KVM's handling of non-refcounted pfns has two problems:

- struct pages without refcounting (e.g. tail pages of non-compound
higher order pages) cannot be used at all, as gfn_to_pfn does not
provide enough information for callers to handle the refcount.
- pfns without struct pages can be accessed without the protection of a
mmu notifier. This is unsafe because KVM cannot monitor or control
the lifespan of such pfns, so it may continue to access the pfns
after they are freed.

This patch extends the __kvm_follow_pfn API to properly handle these
cases. First, it adds a is_refcounted_page output parameter so that
callers can tell whether or not a pfn has a struct page that needs to be
passed to put_page. Second, it adds a guarded_by_mmu_notifier parameter
that is used to avoid returning non-refcounted pages when the caller
cannot safely use them.

Since callers need to be updated on a case-by-case basis to pay
attention to is_refcounted_page, the new behavior of returning
non-refcounted pages is opt-in via the allow_non_refcounted_struct_page
parameter. Once all callers have been updated, this parameter should be
removed.

The fact that non-refcounted pfns can no longer be accessed without mmu
notifier protection is a breaking change. Since there is no timeline for
updating everything in KVM to use mmu notifiers, this change adds an
opt-in module parameter called allow_unsafe_mappings to allow such
mappings.

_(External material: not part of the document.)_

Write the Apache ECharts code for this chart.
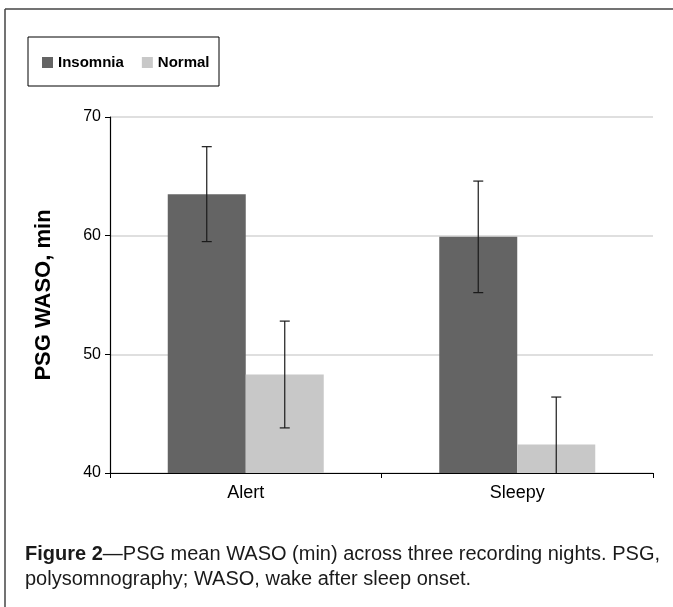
<!DOCTYPE html>
<html>
<head>
<meta charset="utf-8">
<script src="https://cdn.jsdelivr.net/npm/echarts@6/dist/echarts.min.js"></script>
<style>
  html, body { margin: 0; padding: 0; background: #fff; }
  #main { width: 673px; height: 607px; }
</style>
</head>
<body>
<div id="main"></div>
<script>
var categories = ['Alert', 'Sleepy'];
var insomnia = [63.5, 59.9];
var insomniaErr = [4.0, 4.7];
var normal = [48.3, 42.4];
var normalErr = [4.5, 4.0];
var yTicks = [40, 50, 60, 70];

var BAR_W = 78;
var FONT = '"Liberation Sans", Arial, sans-serif';

// error bars for one series, shifted left or right of the category centre
function errorBars(name, values, errs, shift) {
  return {
    name: name + ' err',
    type: 'custom',
    clip: true,
    z: 10,
    data: values.map(function (v, i) { return [i, v - errs[i], v + errs[i]]; }),
    renderItem: function (params, api) {
      var lo = api.coord([api.value(0), api.value(1)]);
      var hi = api.coord([api.value(0), api.value(2)]);
      var x = lo[0] + shift;
      var cap = 5;
      var style = { stroke: '#1a1a1a', lineWidth: 1.2 };
      return {
        type: 'group',
        children: [
          { type: 'line', shape: { x1: x, y1: lo[1], x2: x, y2: hi[1] }, style: style },
          { type: 'line', shape: { x1: x - cap, y1: hi[1], x2: x + cap, y2: hi[1] }, style: style },
          { type: 'line', shape: { x1: x - cap, y1: lo[1], x2: x + cap, y2: lo[1] }, style: style }
        ]
      };
    }
  };
}

var chart = echarts.init(document.getElementById('main'));
chart.setOption({
  animation: false,
  textStyle: { fontFamily: FONT },
  grid: { left: 110, top: 117, right: 20, bottom: 134 },
  legend: {
    left: 42, top: 55, padding: 0,
    itemWidth: 11, itemHeight: 11, itemGap: 18,
    icon: 'rect',
    textStyle: { fontSize: 15, fontWeight: 'bold', color: '#000', fontFamily: FONT },
    data: ['Insomnia', 'Normal']
  },
  xAxis: {
    type: 'category',
    data: categories,
    axisLine: { lineStyle: { color: '#000', width: 1.2 } },
    axisTick: { show: true, length: 5, lineStyle: { color: '#000' } },
    axisLabel: { fontSize: 18, color: '#000', margin: 11, fontFamily: FONT }
  },
  yAxis: {
    type: 'value',
    min: yTicks[0],
    max: yTicks[yTicks.length - 1],
    interval: 10,
    name: 'PSG WASO, min',
    nameLocation: 'middle',
    nameGap: 55,
    nameTextStyle: { fontSize: 22, fontWeight: 'bold', color: '#000', fontFamily: FONT },
    axisLine: { show: true, lineStyle: { color: '#000', width: 1.2 } },
    axisTick: { show: true, length: 5, lineStyle: { color: '#000' } },
    axisLabel: { fontSize: 16, color: '#000', margin: 9, fontFamily: FONT },
    splitLine: { lineStyle: { color: '#d4d4d4', width: 1.5 } }
  },
  series: [
    { name: 'Insomnia', type: 'bar', data: insomnia, barWidth: BAR_W, barGap: '0%', itemStyle: { color: '#646464' } },
    { name: 'Normal', type: 'bar', data: normal, barWidth: BAR_W, barGap: '0%', itemStyle: { color: '#c8c8c8' } },
    errorBars('Insomnia', insomnia, insomniaErr, -BAR_W / 2),
    errorBars('Normal', normal, normalErr, BAR_W / 2)
  ],
  graphic: [
    { type: 'line', shape: { x1: 5, y1: 9, x2: 673, y2: 9 }, style: { stroke: '#444', lineWidth: 1.5 } },
    { type: 'line', shape: { x1: 5, y1: 9, x2: 5, y2: 607 }, style: { stroke: '#444', lineWidth: 1.5 } },
    { type: 'rect', shape: { x: 28, y: 37, width: 191, height: 49 }, style: { fill: 'none', stroke: '#000', lineWidth: 1 } },
    {
      type: 'text', left: 25, top: 542,
      style: {
        text: '{b|Figure 2}—PSG mean WASO (min) across three recording nights. PSG,\npolysomnography; WASO, wake after sleep onset.',
        fontSize: 20, lineHeight: 25, fill: '#1a1a1a',
        fontFamily: FONT,
        rich: { b: { fontWeight: 'bold', fontSize: 20, fill: '#1a1a1a', fontFamily: FONT } }
      }
    }
  ]
});
</script>
</body>
</html>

Systems which trust userspace not to tear down such unsafe
mappings while KVM is using them can set this parameter to re-enable the
legacy behavior.

Signed-off-by: David Stevens <stevensd@xxxxxxxxxxxx>
---
include/linux/kvm_host.h | 21 ++++++++++
virt/kvm/kvm_main.c | 84 ++++++++++++++++++++++++----------------
virt/kvm/pfncache.c | 1 +
3 files changed, 72 insertions(+), 34 deletions(-)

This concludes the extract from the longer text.